The AI we don’t see is the AI banks should invest in

The AI we don’t see is the AI banks should invest in

It may not be reaching for sentience, but it’s playing a vital role in making risk management more effective and affordable.
It may not be reaching for sentience, but it’s playing a vital role in making risk management more effective and affordable.

A Google engineer has put artificial intelligence (AI) under the spotlight in recent weeks with claims that a computer chatbot had become “sentient”, capable of reasoning and thinking at the level of a human child. While the company quickly set the record straight with an official statement to the contrary, this episode is the latest example of how far AI computing has come – and how poorly it is understood.

Chatbots, or text generation programmes, are certainly among the most visible and easily understandable applications of AI. But these – and the debate around computing sentience – are little more than a sideshow to the true potential of this game-changing technology.

At its core, AI allows more complex processes and decisions to be outsourced from human to machine, enabling industries to operate at a new level of efficiency and – crucially – far greater speed.

Nowhere is this more important than in the financial services industry, where billions of dollars are at risk every second. Augmenting the unseen function of risk management may not sound as exciting as designing a language programme that can hold a real conversation, but it may well be AI’s biggest contribution to society so far.

Calculating value

The global financial crisis, as well as a host of subsequent misconduct and scandals, radically changed banking’s regulatory environment. Financial firms have paid fines totalling hundreds of billions of dollars since the collapse of Lehman Brothers. And one of the industry’s responses has been to hire more compliance staff. By 2019, the Economist reckoned these employees accounted for 10% or more of headcount at large banks, about double the pre-crisis proportion. Compliance costs increased accordingly.

Largely, those investments paid off as intended, cutting the amount of fines banks shouldered for anti-money laundering (AML) and data privacy lapses in half for 2021. Still, the structural shift also drove up costs, taking capital away from other uses, contributing to inflation and reducing returns – as well as risks – for shareholders.

To thrive in this environment, financial institutions must remain focused on improving operational efficiency without compromising on risk management.

Enter AI. Three in four financial institutions expect it to become an essential part of their business in the near term, according to a World Economic Forum study.  And the business consultancy McKinsey has highlighted more than 25 use cases for AI in financial institutions. The firm estimates that the technology could deliver an additional US$1 trillion of value for global banks each year.

This is still only the start of things to come. While about 85% of financial services companies may have started using AI in some form, only one in four have adopted AI across four or more business domains. The often-cited barriers are a lack of access to well-organised data and a perceived immaturity of AI applications.

These hurdles are quickly coming down as the technology develops and innovators widen access to AI infrastructure, platforms and data sets.

As a result, AI is being used right now to help banks manage a broad spectrum of risks. The technology streamlines everything from know-your-client (KYC) checks to identifying fraudulent behaviour among millions of transactions a day.
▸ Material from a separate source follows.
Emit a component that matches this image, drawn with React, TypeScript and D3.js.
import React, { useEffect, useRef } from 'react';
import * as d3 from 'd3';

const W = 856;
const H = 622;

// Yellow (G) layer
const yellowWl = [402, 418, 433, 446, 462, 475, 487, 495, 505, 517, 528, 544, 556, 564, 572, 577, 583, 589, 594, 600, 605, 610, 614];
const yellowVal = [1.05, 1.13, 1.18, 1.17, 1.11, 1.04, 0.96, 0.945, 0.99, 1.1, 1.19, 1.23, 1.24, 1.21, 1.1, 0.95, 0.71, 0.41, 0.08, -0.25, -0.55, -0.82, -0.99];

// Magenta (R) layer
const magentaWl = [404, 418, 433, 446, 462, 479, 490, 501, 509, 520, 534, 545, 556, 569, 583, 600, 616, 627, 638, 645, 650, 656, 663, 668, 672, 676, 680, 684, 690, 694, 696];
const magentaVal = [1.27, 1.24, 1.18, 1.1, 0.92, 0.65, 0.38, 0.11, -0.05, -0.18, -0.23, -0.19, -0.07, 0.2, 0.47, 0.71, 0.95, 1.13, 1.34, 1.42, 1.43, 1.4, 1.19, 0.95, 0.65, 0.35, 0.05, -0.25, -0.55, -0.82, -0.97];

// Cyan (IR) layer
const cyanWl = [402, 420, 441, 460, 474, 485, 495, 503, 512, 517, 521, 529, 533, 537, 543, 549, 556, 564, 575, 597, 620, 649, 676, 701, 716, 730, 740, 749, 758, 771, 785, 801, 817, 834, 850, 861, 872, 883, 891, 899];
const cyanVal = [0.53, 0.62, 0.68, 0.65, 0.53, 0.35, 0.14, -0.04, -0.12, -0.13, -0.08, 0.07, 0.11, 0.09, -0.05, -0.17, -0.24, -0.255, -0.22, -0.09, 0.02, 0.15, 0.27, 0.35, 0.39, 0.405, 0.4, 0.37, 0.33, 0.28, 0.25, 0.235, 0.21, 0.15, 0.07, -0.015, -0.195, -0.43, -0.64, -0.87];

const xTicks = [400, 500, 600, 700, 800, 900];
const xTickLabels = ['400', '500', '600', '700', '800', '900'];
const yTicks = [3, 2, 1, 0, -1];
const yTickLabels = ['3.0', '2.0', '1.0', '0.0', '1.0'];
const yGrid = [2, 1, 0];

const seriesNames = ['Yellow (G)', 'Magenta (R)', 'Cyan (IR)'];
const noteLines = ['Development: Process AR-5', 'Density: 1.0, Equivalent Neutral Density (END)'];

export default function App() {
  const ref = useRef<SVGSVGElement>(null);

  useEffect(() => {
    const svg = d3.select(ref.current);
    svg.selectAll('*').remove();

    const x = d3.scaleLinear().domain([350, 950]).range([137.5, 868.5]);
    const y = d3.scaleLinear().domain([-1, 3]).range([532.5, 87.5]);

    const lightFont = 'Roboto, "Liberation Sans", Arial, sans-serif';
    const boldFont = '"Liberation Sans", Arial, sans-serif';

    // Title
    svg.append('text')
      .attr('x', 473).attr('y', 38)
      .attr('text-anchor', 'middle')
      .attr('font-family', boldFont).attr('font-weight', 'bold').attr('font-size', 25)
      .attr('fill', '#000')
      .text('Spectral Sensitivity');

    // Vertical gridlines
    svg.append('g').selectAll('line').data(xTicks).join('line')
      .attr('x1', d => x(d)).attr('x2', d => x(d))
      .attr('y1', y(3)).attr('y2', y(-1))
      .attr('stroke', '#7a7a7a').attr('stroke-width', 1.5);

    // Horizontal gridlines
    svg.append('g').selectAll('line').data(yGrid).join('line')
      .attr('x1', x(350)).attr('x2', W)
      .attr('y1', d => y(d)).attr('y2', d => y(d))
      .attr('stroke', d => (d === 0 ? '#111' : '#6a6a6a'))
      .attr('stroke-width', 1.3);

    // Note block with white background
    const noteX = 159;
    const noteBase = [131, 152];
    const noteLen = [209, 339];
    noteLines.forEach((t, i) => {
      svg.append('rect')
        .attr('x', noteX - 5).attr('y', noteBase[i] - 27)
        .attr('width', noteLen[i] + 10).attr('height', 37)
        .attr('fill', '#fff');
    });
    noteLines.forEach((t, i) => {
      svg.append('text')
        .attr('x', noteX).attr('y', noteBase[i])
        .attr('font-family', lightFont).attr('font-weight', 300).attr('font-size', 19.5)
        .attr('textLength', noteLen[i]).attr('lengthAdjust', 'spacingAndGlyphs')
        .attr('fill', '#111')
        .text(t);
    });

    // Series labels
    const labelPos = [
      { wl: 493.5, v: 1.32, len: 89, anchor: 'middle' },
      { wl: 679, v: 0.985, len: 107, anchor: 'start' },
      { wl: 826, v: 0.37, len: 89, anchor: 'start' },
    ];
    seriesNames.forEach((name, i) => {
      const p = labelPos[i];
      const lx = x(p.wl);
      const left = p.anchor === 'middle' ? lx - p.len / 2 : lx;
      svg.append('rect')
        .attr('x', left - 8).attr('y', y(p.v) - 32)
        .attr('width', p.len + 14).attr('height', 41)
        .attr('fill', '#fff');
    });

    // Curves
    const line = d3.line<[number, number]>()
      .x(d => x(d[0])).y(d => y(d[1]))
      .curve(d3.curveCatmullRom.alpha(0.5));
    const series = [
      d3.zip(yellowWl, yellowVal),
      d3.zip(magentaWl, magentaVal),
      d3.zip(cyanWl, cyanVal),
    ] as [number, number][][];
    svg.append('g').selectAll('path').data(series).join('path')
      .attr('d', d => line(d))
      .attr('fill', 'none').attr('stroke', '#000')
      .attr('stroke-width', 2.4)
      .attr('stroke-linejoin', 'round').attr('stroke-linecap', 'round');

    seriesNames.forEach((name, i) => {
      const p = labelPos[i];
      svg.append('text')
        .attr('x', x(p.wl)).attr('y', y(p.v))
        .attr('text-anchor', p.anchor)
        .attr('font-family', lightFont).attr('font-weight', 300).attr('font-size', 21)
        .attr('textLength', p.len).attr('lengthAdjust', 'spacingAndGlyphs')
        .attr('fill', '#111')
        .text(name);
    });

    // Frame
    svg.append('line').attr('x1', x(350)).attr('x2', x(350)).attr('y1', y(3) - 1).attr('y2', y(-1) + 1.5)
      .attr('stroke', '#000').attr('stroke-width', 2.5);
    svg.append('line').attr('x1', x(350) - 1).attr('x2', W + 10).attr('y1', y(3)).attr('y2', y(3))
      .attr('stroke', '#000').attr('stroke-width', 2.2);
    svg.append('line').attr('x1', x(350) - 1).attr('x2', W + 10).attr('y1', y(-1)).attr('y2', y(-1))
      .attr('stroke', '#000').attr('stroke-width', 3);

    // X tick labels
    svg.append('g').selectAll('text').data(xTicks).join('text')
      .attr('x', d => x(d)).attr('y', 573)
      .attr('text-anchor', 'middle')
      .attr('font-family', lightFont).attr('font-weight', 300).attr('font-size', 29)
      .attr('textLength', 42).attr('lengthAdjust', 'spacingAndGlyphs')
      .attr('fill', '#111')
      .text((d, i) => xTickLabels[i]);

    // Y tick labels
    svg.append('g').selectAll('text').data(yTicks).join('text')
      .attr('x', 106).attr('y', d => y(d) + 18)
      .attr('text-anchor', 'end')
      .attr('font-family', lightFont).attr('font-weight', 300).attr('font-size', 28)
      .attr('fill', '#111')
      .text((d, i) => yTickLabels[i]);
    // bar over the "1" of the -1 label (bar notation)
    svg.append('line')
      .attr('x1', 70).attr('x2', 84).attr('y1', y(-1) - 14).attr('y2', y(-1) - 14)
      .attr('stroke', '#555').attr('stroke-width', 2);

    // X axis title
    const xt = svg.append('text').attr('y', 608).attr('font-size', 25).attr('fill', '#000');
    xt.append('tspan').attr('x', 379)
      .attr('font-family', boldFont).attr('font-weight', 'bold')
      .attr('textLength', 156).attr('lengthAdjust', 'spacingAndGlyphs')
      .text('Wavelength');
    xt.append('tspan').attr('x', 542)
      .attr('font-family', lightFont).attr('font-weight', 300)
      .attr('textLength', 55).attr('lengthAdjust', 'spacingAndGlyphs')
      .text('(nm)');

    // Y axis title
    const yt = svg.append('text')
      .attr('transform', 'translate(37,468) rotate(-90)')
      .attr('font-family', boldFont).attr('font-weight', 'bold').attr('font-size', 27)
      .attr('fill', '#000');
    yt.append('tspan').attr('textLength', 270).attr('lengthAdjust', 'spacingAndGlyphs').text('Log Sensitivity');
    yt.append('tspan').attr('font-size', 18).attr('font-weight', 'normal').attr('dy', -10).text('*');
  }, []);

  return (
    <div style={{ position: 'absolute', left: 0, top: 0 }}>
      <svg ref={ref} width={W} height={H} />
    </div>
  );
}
In this industry, analysing vast amounts of data quickly and without emotion is key. Just as AI is already crunching millions of online ad purchases globally without human oversight, why not put that same power to use for something more economically productive than determining who sees an ad for a new brand of toothpaste?

A real-time challenge

Complying with regulations for basic KYC requirements, AML, counter-terrorist financing (CTF), or sanctions screening is a data challenge for any financial institution. And for multinational firms, it’s multiplied by the number of jurisdictions they cover. Risk mitigation requires monitoring government watchlists and cross-referencing consumer-credit or business-rating databases, which may have structured data to work with, but not in a consistent way.

Such challenges slow down humans and render basic computer automation ineffective. But AI can be trained to focus on significance rather than structure. AI can already verify documents through computer vision and Optical Character Recognition (OCR). It can process complex documents and data sources and arrive at a lending decision, much like an online ad buy for example, in the time it takes to read this sentence.

Modern and robust risk management today means being able to rapidly ingest and analyse reams of unstructured data. This includes traditional and social media sources, which are out in the open but not always accessible for analysis, that can tip off fraud or other misconduct. Criminals often leave unwitting patterns that AI can be trained to spot as it combs online resources and databases for information in real time. AI’s outputs create insights that help people make informed decisions.

AI and its subsets like Machine Learning (ML) are still emerging technologies. But the largest cloud providers, including Amazon Web Services, Google Cloud Platform and Microsoft Azure are continuing to improve the breadth and quality of AI services on their platforms. As this trend continues, it will become easier for financial institutions of all sizes to start adopting AI solutions across their businesses.  

I expect AI investment and adoption within the financial services industry to rise as benefits increase and costs and barriers fall. Broad adoption across business lines should feed through into more efficient operations, emotionless analysis and – all things being equal – superior shareholder returns.

It’s not sentient, but the AI we don’t see (or chat with) is already augmenting risk mitigation and transforming the financial industry as we know it.